= Exercise materials =

<<<<

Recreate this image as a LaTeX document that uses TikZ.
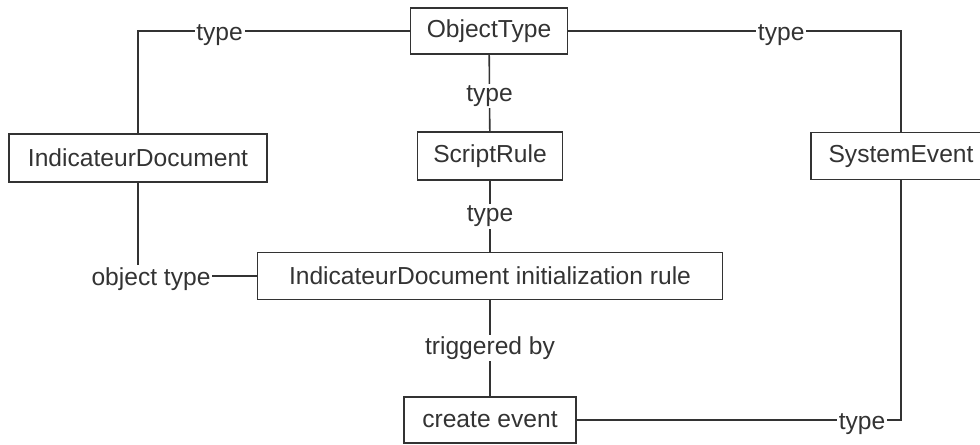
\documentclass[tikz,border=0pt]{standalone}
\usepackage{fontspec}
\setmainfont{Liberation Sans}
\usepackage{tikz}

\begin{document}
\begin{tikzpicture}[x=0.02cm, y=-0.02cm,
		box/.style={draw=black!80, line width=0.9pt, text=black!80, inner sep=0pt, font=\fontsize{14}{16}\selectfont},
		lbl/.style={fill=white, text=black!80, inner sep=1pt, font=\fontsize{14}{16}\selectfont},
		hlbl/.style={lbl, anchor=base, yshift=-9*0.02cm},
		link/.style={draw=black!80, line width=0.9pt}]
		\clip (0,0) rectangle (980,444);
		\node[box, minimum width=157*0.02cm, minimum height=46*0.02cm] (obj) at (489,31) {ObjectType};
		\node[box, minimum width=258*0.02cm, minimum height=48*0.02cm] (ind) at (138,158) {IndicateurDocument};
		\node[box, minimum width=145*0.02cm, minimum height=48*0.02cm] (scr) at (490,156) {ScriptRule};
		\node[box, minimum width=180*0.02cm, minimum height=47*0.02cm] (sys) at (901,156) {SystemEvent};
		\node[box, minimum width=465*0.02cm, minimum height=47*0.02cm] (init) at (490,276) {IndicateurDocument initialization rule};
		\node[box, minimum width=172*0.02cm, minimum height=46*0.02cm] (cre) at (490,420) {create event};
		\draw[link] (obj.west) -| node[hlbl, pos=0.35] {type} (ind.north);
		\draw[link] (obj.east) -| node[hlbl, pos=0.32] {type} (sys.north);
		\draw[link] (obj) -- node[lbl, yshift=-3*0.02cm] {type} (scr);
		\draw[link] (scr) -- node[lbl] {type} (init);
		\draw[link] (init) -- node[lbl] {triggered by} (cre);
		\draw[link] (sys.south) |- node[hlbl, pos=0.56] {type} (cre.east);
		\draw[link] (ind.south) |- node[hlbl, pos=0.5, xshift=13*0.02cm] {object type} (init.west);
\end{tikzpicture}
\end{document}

>>>>
<<<<

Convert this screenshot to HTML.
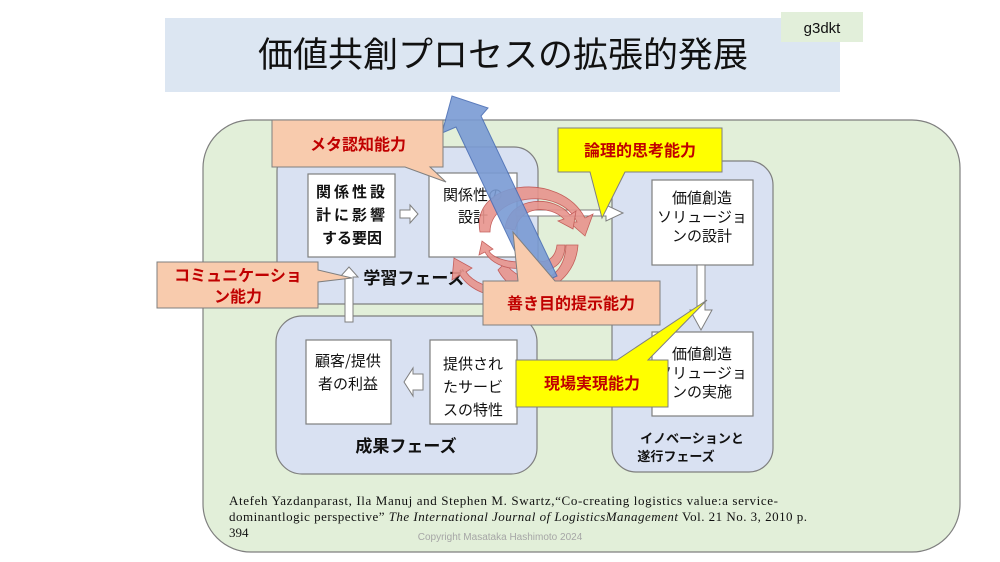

>>>>

Copy out all lines where the word "this" appears.

Recreate this image as a LaTeX document that uses TikZ.
Convert this screenshot to HTML.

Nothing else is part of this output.